_What is needed_: Copy every line that mentions the word "matplotlib".

_Source data_:
** start **
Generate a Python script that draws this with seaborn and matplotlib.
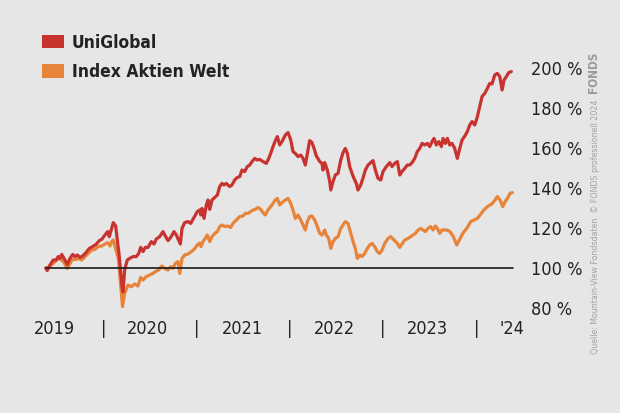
import pandas as pd
import numpy as np
import matplotlib.pyplot as plt
import seaborn as sns
from matplotlib.patches import Patch

# decimal years (weekly-ish samples)
uni_t = [2019.382, 2019.399, 2019.428, 2019.464, 2019.493, 2019.517, 2019.536, 2019.554, 2019.579, 2019.614,
         2019.643, 2019.672, 2019.697, 2019.721, 2019.750, 2019.779, 2019.814, 2019.850, 2019.886, 2019.922,
         2019.957, 2019.983,
         2020.018, 2020.047, 2020.064, 2020.090, 2020.107, 2020.133, 2020.150, 2020.168, 2020.201, 2020.211,
         2020.229, 2020.257, 2020.283, 2020.318, 2020.354, 2020.380, 2020.401, 2020.426, 2020.450, 2020.479,
         2020.515, 2020.544, 2020.568, 2020.605, 2020.640, 2020.665, 2020.694, 2020.723, 2020.758, 2020.783,
         2020.809, 2020.826, 2020.844, 2020.873, 2020.908, 2020.937, 2020.973,
         2021.008, 2021.034, 2021.045, 2021.058, 2021.080, 2021.105, 2021.123, 2021.141, 2021.166, 2021.195,
         2021.223, 2021.248, 2021.273, 2021.294, 2021.319, 2021.355, 2021.380, 2021.409, 2021.437, 2021.463,
         2021.487, 2021.516, 2021.544, 2021.570, 2021.595, 2021.624, 2021.651, 2021.677, 2021.713, 2021.748,
         2021.774, 2021.795, 2021.820, 2021.845, 2021.866, 2021.892, 2021.916, 2021.952, 2021.981,
         2022.010, 2022.034, 2022.059, 2022.088, 2022.117, 2022.142, 2022.166, 2022.188, 2022.213, 2022.238,
         2022.260, 2022.284, 2022.321, 2022.345, 2022.356, 2022.374, 2022.402, 2022.428, 2022.439, 2022.463,
         2022.488, 2022.517, 2022.546, 2022.571, 2022.595, 2022.617, 2022.642, 2022.667, 2022.688, 2022.713,
         2022.731, 2022.760, 2022.785, 2022.810, 2022.839, 2022.868, 2022.892, 2022.917, 2022.946, 2022.975,
         2022.999,
         2023.035, 2023.071, 2023.096, 2023.125, 2023.153, 2023.179, 2023.203, 2023.232, 2023.260, 2023.286,
         2023.311, 2023.339, 2023.367, 2023.393, 2023.418, 2023.447, 2023.475, 2023.500, 2023.525, 2023.546,
         2023.571, 2023.597, 2023.625, 2023.643, 2023.668, 2023.689, 2023.715, 2023.739, 2023.768, 2023.796,
         2023.822, 2023.847, 2023.876, 2023.903, 2023.929, 2023.954, 2023.983,
         2024.011, 2024.036, 2024.061, 2024.090, 2024.118, 2024.144, 2024.168, 2024.197, 2024.225, 2024.251,
         2024.276, 2024.297, 2024.322, 2024.347, 2024.375]
uni_v = [100, 98.7, 101.5, 104, 104, 105.7, 104.8, 106.8, 104.8, 101.8,
         104.8, 106.8, 105.7, 106.5, 105.3, 106, 107.7, 109.8, 110.7, 111.8,
         113.7, 114.3,
         116.5, 118.2, 115.7, 119.8, 122.7, 121, 114, 107.3, 90.7, 88,
         99, 104, 104.8, 105.7, 105.7, 107.3, 110.3, 108.2, 110.3, 110.3,
         113.2, 112, 114.5, 115.7, 118.2, 116, 113.7, 115.3, 118.2, 116.5,
         113.7, 112, 119.8, 122.7, 123.2, 122.3, 125.3,
         128.2, 129, 126.5, 129.8, 124.8, 131.5, 134, 129.3, 134, 135.3,
         136.5, 140.7, 142.3, 141.5, 142.3, 140.7, 141.5, 144, 145.3, 145.7,
         149, 148.2, 150.7, 151.5, 153.2, 154.8, 154, 154.3, 153.2, 152.3,
         154.8, 157.3, 160.7, 163.7, 165.7, 161.5, 163.2, 166.5, 167.7,
         164, 158.2, 157.3, 155.7, 156.5, 154.8, 151.5, 157.3, 163.7, 162.7,
         159.8, 156, 153.2, 152.3, 149, 152.7, 149, 143.2, 139, 143.2,
         146.5, 147.3, 154, 157.7, 159.8, 157.3, 150.7, 147.3, 144.8, 142.3,
         139, 141.5, 145, 149, 151.5, 152.7, 153.7, 149, 144.8, 144,
         148.2,
         150.7, 152.7, 150.7, 152.3, 153.2, 146.5, 148.2, 149.8, 151.5, 151.5,
         152.7, 154.8, 158.2, 159.8, 162.3, 161.5, 162.3, 160.7, 163.2, 164.8,
         161.5, 163.2, 160.7, 164.8, 162.3, 164.8, 161.5, 162.3, 159.8, 154.8,
         159.8, 164, 166, 168.2, 171.5, 173.2, 171.5,
         175.7, 180.7, 185.7, 187.3, 189.8, 192.3, 192, 196.5, 197.3, 195.7,
         189, 194, 195.7, 197.7, 198.2]

idx_t = [2019.392, 2019.428, 2019.464, 2019.500, 2019.528, 2019.554, 2019.579, 2019.614, 2019.643, 2019.672,
         2019.707, 2019.732, 2019.768, 2019.804, 2019.839, 2019.876, 2019.911, 2019.946, 2019.983,
         2020.018, 2020.047, 2020.072, 2020.090, 2020.107, 2020.136, 2020.161, 2020.179, 2020.197, 2020.206,
         2020.229, 2020.265, 2020.300, 2020.337, 2020.372, 2020.401, 2020.426, 2020.461, 2020.498, 2020.533,
         2020.558, 2020.594, 2020.629, 2020.658, 2020.694, 2020.723, 2020.747, 2020.772, 2020.801, 2020.819,
         2020.844, 2020.873, 2020.908, 2020.944, 2020.973,
         2021.008, 2021.034, 2021.048, 2021.069, 2021.094, 2021.115, 2021.141, 2021.166, 2021.195, 2021.223,
         2021.248, 2021.273, 2021.302, 2021.330, 2021.366, 2021.391, 2021.426, 2021.463, 2021.498, 2021.523,
         2021.552, 2021.581, 2021.605, 2021.630, 2021.659, 2021.688, 2021.713, 2021.737, 2021.766, 2021.795,
         2021.820, 2021.845, 2021.866, 2021.892, 2021.916, 2021.952, 2021.981,
         2022.010, 2022.034, 2022.059, 2022.088, 2022.117, 2022.142, 2022.166, 2022.188, 2022.213, 2022.238,
         2022.267, 2022.295, 2022.321, 2022.345, 2022.374, 2022.391, 2022.417, 2022.439, 2022.463, 2022.488,
         2022.517, 2022.546, 2022.571, 2022.595, 2022.624, 2022.653, 2022.678, 2022.702, 2022.724, 2022.750,
         2022.774, 2022.803, 2022.831, 2022.857, 2022.882, 2022.910, 2022.938, 2022.964, 2022.989,
         2023.018, 2023.053, 2023.082, 2023.117, 2023.153, 2023.179, 2023.203, 2023.232, 2023.268, 2023.297,
         2023.321, 2023.346, 2023.375, 2023.404, 2023.428, 2023.453, 2023.482, 2023.511, 2023.536, 2023.560,
         2023.582, 2023.607, 2023.632, 2023.683, 2023.718, 2023.753, 2023.790, 2023.818, 2023.854, 2023.897,
         2023.940, 2023.975,
         2024.011, 2024.040, 2024.075, 2024.118, 2024.165, 2024.201, 2024.225, 2024.254, 2024.283, 2024.308,
         2024.333, 2024.361, 2024.386]
idx_v = [100, 101, 102.3, 104, 104.8, 104, 102.7, 99.8, 102.3, 104.3,
         104.3, 104.8, 104, 105.7, 107.3, 109, 109.3, 110.7, 111,
         112, 112.7, 111, 113.2, 114, 109, 104.8, 95.7, 85.7, 80.7,
         87.3, 91.5, 90.7, 92, 91, 95.3, 94, 95.7, 96.5, 97.3,
         98.2, 99, 101, 99.8, 99, 100.7, 99.8, 102.3, 103.2, 97.3,
         104.8, 106.5, 107, 108.2, 109.3,
         111.5, 112.5, 110.7, 113.2, 114.8, 116.5, 113.2, 115.7, 117.3, 118.2,
         120.7, 121.5, 120.7, 121, 120.3, 122.3, 124, 125.7, 126, 127.3,
         127.3, 128.2, 129, 129.3, 130.3, 129.3, 127.7, 126.5, 129, 130.7,
         132.3, 134, 134.8, 131.5, 132.7, 134, 134.8,
         132.3, 129, 124.8, 126.5, 124, 121.5, 119, 123.2, 125.7, 126,
         124, 120.7, 117.3, 116.5, 119, 116.5, 114.8, 109.8, 113.2, 114.8,
         115.7, 119.8, 121.5, 123.2, 122.3, 117.3, 113.2, 109.8, 104.8, 106.5,
         105.7, 107.3, 109.8, 111.5, 112.3, 110.7, 108.2, 107.3, 109,
         112.3, 114.8, 115.7, 114, 112.3, 110.3, 112, 114, 114.8, 115.7,
         116.5, 117.3, 119, 119.8, 119, 118.2, 119.8, 120.7, 119, 121,
         119.8, 117.3, 119, 119, 118.2, 115.7, 111.5, 114, 117.3, 119.8,
         123.2, 124,
         124.8, 126.5, 128.7, 130.7, 132, 134, 135.7, 134, 130.7, 133.2,
         134.8, 137.3, 137.7]

series = ["UniGlobal", "Index Aktien Welt"]
colors = {"UniGlobal": "#c8322f", "Index Aktien Welt": "#e8833a"}

year_pos = [2019.48, 2020.47, 2021.49, 2022.48, 2023.48, 2024.38]
year_labels = ["2019", "2020", "2021", "2022", "2023", "'24"]
year_breaks = [2020, 2021, 2022, 2023, 2024]
y_ticks = [80, 100, 120, 140, 160, 180, 200]

bg = "#e6e6e6"
sns.set_style("white", {"axes.facecolor": bg, "figure.facecolor": bg})
plt.rcParams["font.family"] = ["DejaVu Sans"]
plt.rcParams["font.stretch"] = "condensed"

df = pd.concat([
    pd.DataFrame({"Jahr": idx_t, "Wert": idx_v, "Reihe": "Index Aktien Welt"}),
    pd.DataFrame({"Jahr": uni_t, "Wert": uni_v, "Reihe": "UniGlobal"}),
], ignore_index=True)

fig = plt.figure(figsize=(6.2, 4.13), dpi=100)
ax = fig.add_axes([0.0613, 0.230, 0.7747, 0.6296])
sns.lineplot(data=df, x="Jahr", y="Wert", hue="Reihe", hue_order=series[::-1],
             palette=colors, estimator=None, lw=2.3, legend=False, ax=ax)
ax.axhline(100, xmin=0.0167, xmax=0.989, color="#1a1a1a", lw=1.2, zorder=3)

ax.set_xlim(2019.3, 2024.45)
ax.set_ylim(75, 205)
ax.set_xlabel("")
ax.set_ylabel("")
for s in ax.spines.values():
    s.set_visible(False)

ax.set_xticks(year_pos)
ax.set_xticklabels(year_labels)
ax.set_xticks(year_breaks, minor=True)
ax.set_xticklabels(["|"] * len(year_breaks), minor=True)
ax.tick_params(axis="x", which="both", length=0, pad=1.5, labelsize=13, labelcolor="#222222")

ax.yaxis.tick_right()
ax.set_yticks(y_ticks)
ax.set_yticklabels([f"{v} %" for v in y_ticks])
ax.tick_params(axis="y", length=0, pad=9, labelsize=13, labelcolor="#222222")

handles = [Patch(facecolor=colors[s], edgecolor="none", label=s) for s in series]
leg = fig.legend(handles=handles, loc="upper left", bbox_to_anchor=(0.068, 0.918),
                 frameon=False, handlelength=1.25, handleheight=0.8, handletextpad=0.45,
                 labelspacing=0.65, borderpad=0, borderaxespad=0,
                 prop={"size": 12.5, "weight": "bold", "stretch": "condensed"})
for t in leg.get_texts():
    t.set_color("#222222")

fig.text(0.96, 0.45, "Quelle: Mountain-View Fondsdaten  \u00a9 FONDS professionell 2024",
         rotation=90, ha="center", va="center", fontsize=6.3, color="#a3a3a3")
fig.text(0.958, 0.826, "FONDS", rotation=90, ha="center", va="center",
         fontsize=8.5, fontweight="bold", color="#9a9a9a")

fig.savefig("out.png", dpi=100, facecolor=bg)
** end **
_Answer for the task_:
Generate a Python script that draws this with seaborn and matplotlib.
import matplotlib.pyplot as plt
from matplotlib.patches import Patch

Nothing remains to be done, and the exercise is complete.